The industry did pull out of its death swoon. But there’s a large gap between surviving and thriving, and while the industry may have achieved the former, it’s a long way from the latter.
Part of the problem is expectations. Americans tend to like stories of redemption and rebirth, and the auto industry makes for a good protagonist. But unlike individuals reinventing themselves, U.S. auto companies are part of a global industry that bears little resemblance to the business as it existed during the golden years of the mid-20th century. Industry experts, economists and financial analysts act as if demand for big ticket items — not to mention job growth — will organically resume along with GDP expansion. That leads to specific projections about the number of auto units that will be sold in the coming years assuming, say, 2 to 3% GDP growth. But already there are strong indications that these projections are off the mark.
Take Ford, which is by all accounts extremely well run by CEO Alan Mulally.
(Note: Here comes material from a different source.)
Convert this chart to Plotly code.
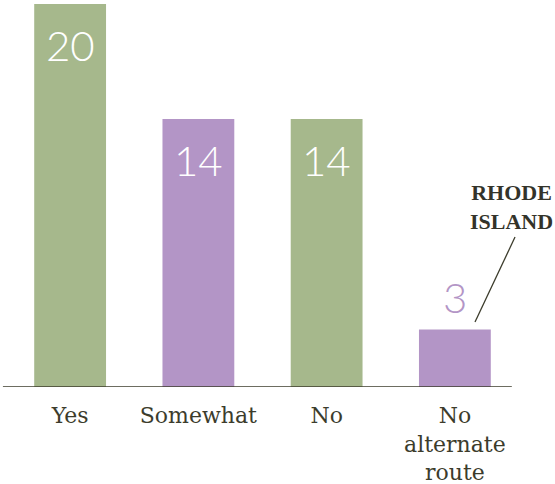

The company is saying it expects to sell 50 percent more autos in 2016 than it will this year. Some of that growth, it hopes, will come from sales outside the U.S. But it also expects to gain domestic market share, and anticipates a return to a “normal” level of U.S. auto purchases relative to GDP. It may achieve greater market share — but what if it’s dead wrong about domestic auto sales in the years ahead?
But let’s say that Ford somehow meets those expectations, born on the wind of internal positive changes and competitive advantages. Where does that leave GM and Chrysler, not to mention the legion of foreign auto companies with plants and plans for expansion in the U.S.? They can’t all expand at a 50 percent clip in the next five years, yet most of them act as if they will. It is absurd to think that auto sales can massively outpace economic growth. Yet these companies act as if the plunge in 2008-2009 was an anomaly that allowed them to cut costs, trim workers, and return to a profitability and that soon, Americans will once again buy cars the way they did for much of the past 30 years.
Already there are troubling signs that those expectations are far too rosy. You would have thought that General Motors, which was hailed for returning from the dead after its recent IPO that allowed it to exit most of its government ownership, would have learned the lesson of recent years — namely that SUVs and pick-ups are not a sustainable foundation for its U.S. business in a world of soaring gasoline costs, stagnant wages and tighter credit. But, lo and behold, light trucks increasingly sit unsold on dealer lots: Inventories are now at an alarming 122 days, more than 40 days higher than is normal or prudent.
And it’s not just trucks. Overall expectations are for U.S. autos sales to rebound to 15 to 16 million units a year. They are currently at about 13 million, up dramatically from the 10 to 11 million in 2009-2010. But to get to the levels the industry is anticipating would require 20 percent growth, far above any projection for overall economic growth.
Some industry analysts say the recession forced Americans to hold on to their old cars longer, and that they’ll now replace them at higher than normal rates. Maybe so, but it’s hard not to wonder if U.S. automakers are actually building cars that people will want as replacements — a question that was growing in urgency before the crisis and that the industry has only partly confronted.
The X factor here is global demand for autos, and Chinese demand in particular. Can China be the savior for the U.S. auto industry? China today is the growth market for cars, with still-low penetration and massive demand. GM has a nimble dynamic franchise in China, and sells more cars there than in the U.S. China may well see demand grow at a double-digit pace for years (though sales there have recently slowed).
But sales in China can’t offset strategic blindness in the U.S. market. And in any case, sales in China mostly create jobs in China, where the cars will be built, not in the U.S. So the 700,000 or so auto jobs that remain in this country depend on auto companies correctly reading the tea leaves of future demand. The signs are not good.